Trades Union Congress official Richard Exell said: “The reason we have got such high unemployment isn’t because of a problem with the work ethic, it is because there aren’t enough jobs for people to do. We have got 2.5 million unemployed people and fewer than half a million job vacancies. It is unfair to workers who find themselves competing against people paid much less than themselves and to any businesses in competition with the organisations that have got this subsidised workforce.”

Meanwhile, Shelter, a leading housing charity, has warned that 780,000 people living outside London will face housing benefit cuts of up to £50 per month that will come into force next year, including many pensioners living on £98 a week, or those on the minimum wage of £218 a week: “These losses represent a significant proportion of their income,” said a Shelter official.

Meanwhile, the National Housing Federation has warned that the two-thirds cut to the UK’s affordable housing budget will mean that over 300,000 people will be denied a local authority home in the future, while those who do manage to get one will be faced with near-market rents: “The average rent for a three-bedroom social rented home is currently £85 a week. But under the plans to allow increases in rents of up to 80 per cent of the market rate, that figure could triple to a staggering £250 a week,” it warned.

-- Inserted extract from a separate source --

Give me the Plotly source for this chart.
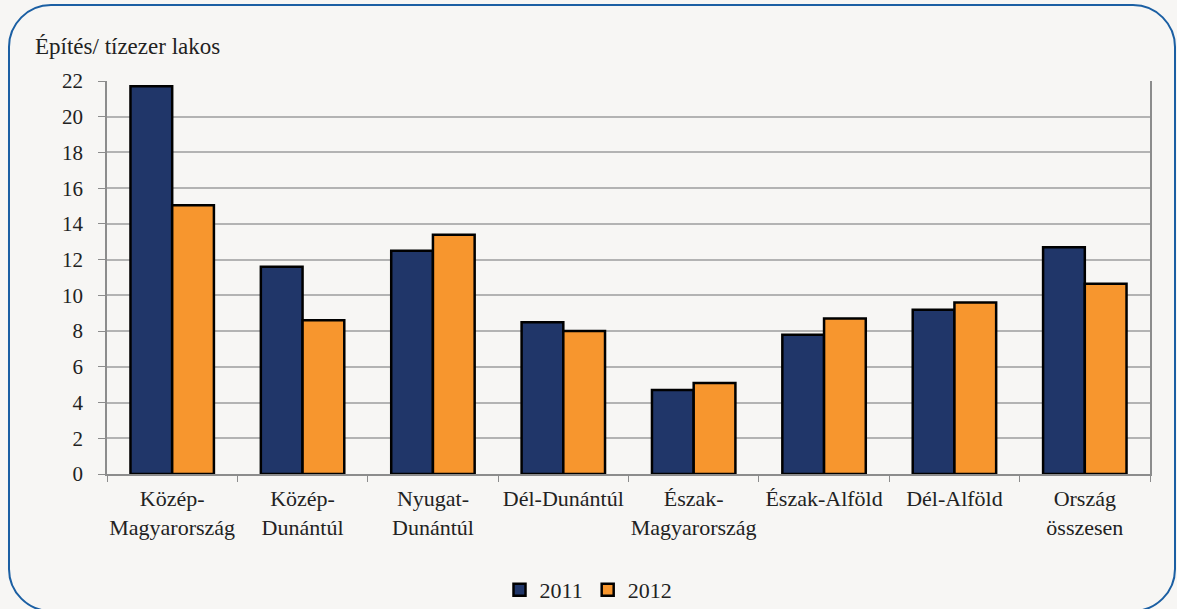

The rent increases will make it harder for many people to get work, it went on: “Most tenants who will be charged the higher rent rates will have the costs part or fully paid for through housing benefit. But the sums charged will be so high that if they do get a job much of their earnings will be eaten up through rent repayments, because every pound that claimants earn will be largely cancelled out by the amount of housing benefit being withdrawn.”